Exercise goal — Can you find the lines of the listing that include "source" and copy every one?

======== Rows

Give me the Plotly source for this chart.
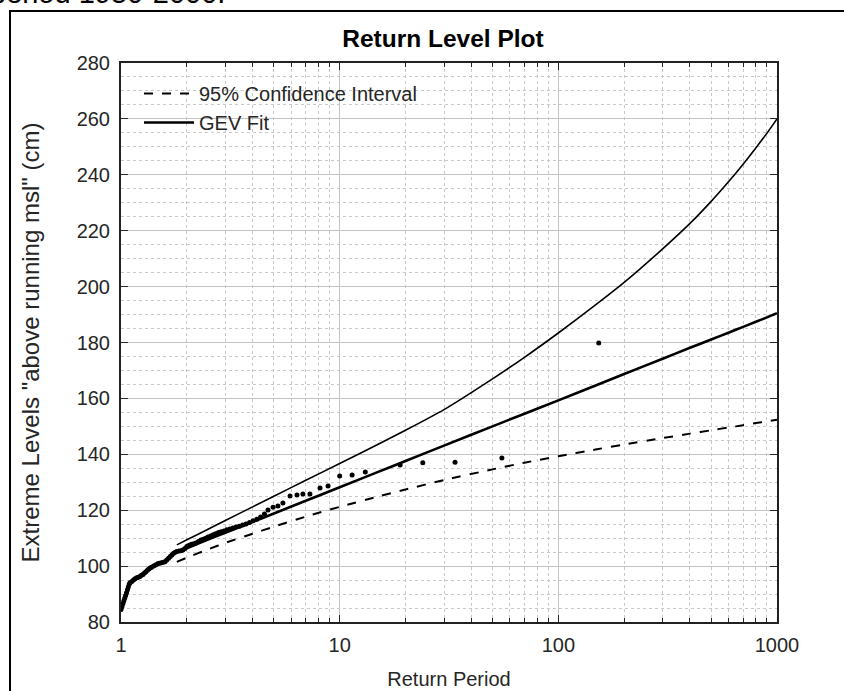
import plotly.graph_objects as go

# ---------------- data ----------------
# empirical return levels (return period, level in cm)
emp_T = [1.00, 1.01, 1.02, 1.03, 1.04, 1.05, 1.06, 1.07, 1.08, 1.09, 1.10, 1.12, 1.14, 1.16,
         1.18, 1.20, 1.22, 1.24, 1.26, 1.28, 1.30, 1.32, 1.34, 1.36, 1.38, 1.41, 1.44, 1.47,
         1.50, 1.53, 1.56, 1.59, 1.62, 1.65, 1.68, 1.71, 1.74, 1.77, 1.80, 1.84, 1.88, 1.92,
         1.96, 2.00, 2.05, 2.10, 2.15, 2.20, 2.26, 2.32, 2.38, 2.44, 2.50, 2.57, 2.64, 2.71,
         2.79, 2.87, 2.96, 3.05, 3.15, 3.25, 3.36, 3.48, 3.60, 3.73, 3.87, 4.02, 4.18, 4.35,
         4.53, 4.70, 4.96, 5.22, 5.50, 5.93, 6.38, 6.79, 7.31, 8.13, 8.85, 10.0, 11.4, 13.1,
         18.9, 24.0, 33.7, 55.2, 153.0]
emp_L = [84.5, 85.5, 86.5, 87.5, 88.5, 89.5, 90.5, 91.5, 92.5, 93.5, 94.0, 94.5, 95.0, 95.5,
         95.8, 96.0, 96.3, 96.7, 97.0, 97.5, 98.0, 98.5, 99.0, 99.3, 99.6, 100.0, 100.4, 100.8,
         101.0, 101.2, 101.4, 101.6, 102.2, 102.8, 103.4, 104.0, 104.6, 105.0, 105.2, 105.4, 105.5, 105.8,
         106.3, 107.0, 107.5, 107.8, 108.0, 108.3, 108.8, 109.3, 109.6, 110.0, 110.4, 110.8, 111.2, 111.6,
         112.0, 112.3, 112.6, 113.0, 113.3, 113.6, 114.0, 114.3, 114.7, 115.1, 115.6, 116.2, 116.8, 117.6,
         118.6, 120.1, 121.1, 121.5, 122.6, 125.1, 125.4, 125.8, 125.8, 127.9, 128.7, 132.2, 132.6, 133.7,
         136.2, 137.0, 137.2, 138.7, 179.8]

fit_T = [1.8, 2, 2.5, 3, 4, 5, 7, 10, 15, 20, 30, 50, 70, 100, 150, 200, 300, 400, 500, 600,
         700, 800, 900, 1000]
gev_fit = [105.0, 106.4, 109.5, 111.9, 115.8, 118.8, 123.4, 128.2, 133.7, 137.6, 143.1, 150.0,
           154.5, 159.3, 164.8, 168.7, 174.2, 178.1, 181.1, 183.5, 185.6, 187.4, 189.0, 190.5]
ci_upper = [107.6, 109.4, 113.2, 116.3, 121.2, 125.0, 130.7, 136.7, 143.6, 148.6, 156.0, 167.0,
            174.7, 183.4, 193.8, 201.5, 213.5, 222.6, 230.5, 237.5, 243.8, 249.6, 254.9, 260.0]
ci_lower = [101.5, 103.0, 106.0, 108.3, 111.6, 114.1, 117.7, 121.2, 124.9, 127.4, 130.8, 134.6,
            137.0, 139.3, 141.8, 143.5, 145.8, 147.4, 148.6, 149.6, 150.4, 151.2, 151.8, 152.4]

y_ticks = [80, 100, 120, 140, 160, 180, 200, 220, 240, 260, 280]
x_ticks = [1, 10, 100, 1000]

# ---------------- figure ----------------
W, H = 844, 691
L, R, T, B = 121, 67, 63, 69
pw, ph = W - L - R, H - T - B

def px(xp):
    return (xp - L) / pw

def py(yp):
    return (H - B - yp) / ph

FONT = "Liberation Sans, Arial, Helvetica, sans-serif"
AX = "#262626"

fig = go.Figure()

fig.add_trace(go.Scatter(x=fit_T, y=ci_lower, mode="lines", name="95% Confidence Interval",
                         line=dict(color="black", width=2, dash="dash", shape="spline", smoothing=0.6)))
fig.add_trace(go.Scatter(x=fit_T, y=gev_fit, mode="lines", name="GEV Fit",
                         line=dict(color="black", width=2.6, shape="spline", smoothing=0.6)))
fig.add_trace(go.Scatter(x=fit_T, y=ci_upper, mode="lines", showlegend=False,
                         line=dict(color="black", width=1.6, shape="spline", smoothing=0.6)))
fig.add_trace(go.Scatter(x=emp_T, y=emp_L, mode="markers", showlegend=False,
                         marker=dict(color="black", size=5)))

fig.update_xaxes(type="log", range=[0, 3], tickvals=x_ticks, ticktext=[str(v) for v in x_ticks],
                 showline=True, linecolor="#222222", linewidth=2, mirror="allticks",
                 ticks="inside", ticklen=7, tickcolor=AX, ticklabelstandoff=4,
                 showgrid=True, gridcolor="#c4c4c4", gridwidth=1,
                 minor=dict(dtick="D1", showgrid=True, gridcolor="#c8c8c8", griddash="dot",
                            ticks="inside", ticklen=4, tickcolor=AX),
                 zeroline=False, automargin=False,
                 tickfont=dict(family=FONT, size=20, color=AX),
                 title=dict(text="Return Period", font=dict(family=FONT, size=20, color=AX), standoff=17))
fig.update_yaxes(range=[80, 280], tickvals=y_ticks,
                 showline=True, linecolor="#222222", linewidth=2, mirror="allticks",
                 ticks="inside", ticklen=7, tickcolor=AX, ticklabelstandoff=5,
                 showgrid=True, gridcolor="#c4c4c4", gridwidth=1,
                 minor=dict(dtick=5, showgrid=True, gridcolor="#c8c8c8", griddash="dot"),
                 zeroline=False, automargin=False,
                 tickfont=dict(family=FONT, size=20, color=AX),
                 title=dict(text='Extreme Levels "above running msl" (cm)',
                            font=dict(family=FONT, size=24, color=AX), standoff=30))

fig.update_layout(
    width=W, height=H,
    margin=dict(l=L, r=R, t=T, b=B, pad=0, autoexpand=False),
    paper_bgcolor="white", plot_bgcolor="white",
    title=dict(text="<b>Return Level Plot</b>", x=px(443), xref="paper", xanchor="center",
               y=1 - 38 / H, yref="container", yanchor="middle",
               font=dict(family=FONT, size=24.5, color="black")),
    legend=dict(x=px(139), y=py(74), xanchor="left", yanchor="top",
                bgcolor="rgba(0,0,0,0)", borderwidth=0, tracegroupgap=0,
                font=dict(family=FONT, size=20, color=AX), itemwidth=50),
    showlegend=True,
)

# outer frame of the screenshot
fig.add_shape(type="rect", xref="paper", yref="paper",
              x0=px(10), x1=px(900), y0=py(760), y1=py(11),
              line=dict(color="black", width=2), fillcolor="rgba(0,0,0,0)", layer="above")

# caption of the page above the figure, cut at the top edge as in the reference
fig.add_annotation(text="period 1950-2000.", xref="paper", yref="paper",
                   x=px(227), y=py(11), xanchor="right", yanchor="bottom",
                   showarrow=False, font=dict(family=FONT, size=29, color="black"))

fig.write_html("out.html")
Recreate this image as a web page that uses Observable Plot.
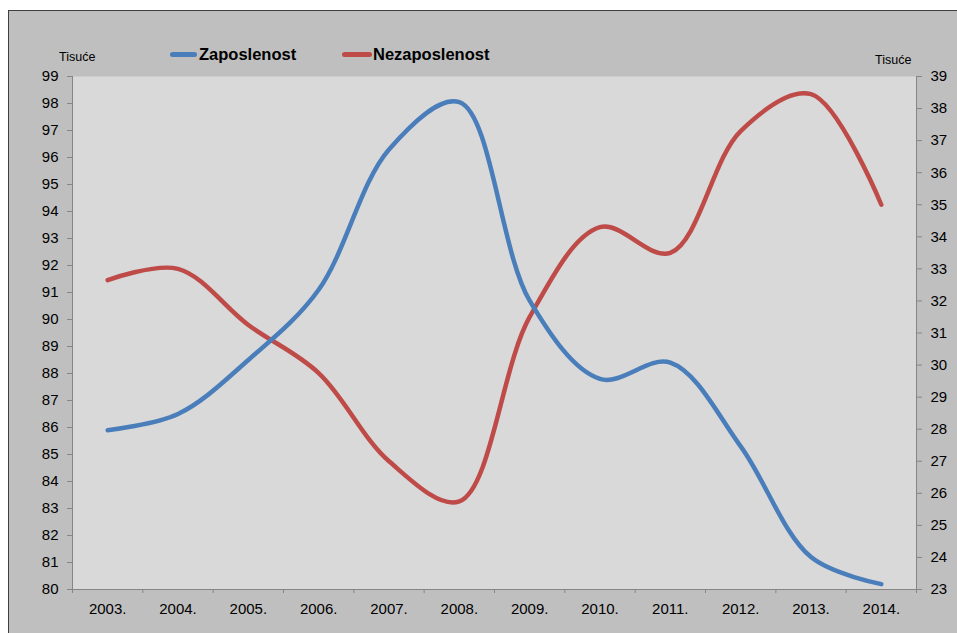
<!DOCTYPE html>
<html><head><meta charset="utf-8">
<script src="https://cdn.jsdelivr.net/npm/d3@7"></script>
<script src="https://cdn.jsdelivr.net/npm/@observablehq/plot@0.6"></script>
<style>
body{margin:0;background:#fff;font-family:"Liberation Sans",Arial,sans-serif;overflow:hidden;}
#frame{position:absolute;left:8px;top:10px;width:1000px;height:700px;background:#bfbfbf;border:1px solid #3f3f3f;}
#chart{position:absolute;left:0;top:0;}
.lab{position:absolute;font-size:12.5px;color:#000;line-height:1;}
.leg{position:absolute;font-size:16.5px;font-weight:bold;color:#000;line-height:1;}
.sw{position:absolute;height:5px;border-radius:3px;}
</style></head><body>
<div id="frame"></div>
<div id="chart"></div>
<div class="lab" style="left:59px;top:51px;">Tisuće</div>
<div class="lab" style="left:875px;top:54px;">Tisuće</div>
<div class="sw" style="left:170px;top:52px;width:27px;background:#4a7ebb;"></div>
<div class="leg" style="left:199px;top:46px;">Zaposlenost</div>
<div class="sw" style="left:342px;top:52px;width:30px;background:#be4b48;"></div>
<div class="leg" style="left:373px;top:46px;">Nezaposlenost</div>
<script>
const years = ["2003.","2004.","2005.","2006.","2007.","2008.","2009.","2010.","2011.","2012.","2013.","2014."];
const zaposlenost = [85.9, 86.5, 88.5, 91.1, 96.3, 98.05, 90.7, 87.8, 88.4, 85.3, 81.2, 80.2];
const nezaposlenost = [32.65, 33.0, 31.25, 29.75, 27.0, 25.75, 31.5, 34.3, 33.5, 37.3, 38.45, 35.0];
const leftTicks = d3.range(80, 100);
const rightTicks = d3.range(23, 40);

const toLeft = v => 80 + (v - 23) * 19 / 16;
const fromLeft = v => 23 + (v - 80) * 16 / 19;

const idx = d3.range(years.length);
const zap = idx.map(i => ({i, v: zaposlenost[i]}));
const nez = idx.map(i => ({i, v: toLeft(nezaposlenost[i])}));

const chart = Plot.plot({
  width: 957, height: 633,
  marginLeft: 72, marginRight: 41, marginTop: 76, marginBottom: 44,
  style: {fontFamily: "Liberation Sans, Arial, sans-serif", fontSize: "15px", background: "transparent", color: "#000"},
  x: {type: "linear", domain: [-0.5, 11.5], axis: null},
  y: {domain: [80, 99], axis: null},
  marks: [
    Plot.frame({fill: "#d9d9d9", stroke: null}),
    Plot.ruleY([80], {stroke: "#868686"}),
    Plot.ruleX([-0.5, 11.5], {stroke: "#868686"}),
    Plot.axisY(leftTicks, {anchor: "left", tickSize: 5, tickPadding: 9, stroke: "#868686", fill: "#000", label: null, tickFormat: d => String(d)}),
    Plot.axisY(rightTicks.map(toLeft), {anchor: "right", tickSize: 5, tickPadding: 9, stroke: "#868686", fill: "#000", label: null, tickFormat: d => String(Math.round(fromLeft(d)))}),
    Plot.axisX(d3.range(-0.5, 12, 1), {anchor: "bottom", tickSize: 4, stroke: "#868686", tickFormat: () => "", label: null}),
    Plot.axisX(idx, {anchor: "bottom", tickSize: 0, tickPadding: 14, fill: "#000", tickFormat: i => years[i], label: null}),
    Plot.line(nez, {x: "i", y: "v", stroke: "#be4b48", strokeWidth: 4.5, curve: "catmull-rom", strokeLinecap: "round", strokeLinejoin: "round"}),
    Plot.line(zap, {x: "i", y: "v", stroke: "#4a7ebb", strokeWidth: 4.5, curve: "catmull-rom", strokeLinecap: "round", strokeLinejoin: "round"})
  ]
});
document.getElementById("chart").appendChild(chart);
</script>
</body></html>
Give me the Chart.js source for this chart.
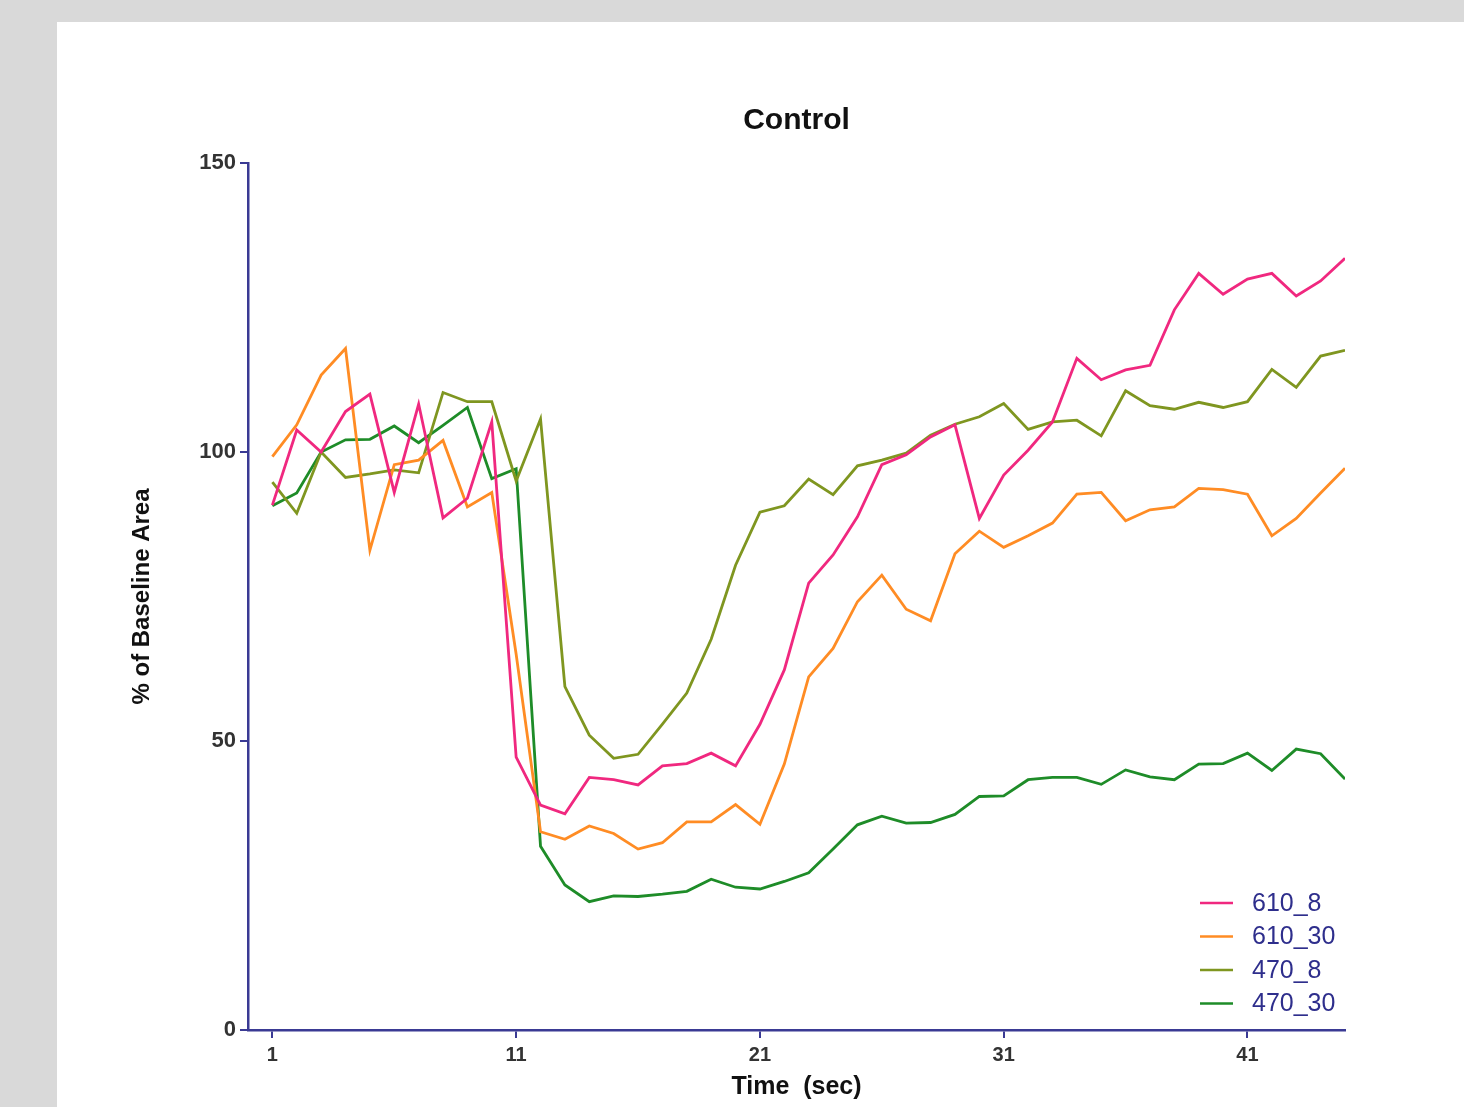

================

The result —
Give me the Plotly source for this chart.
Give me the Chart.js source for this chart.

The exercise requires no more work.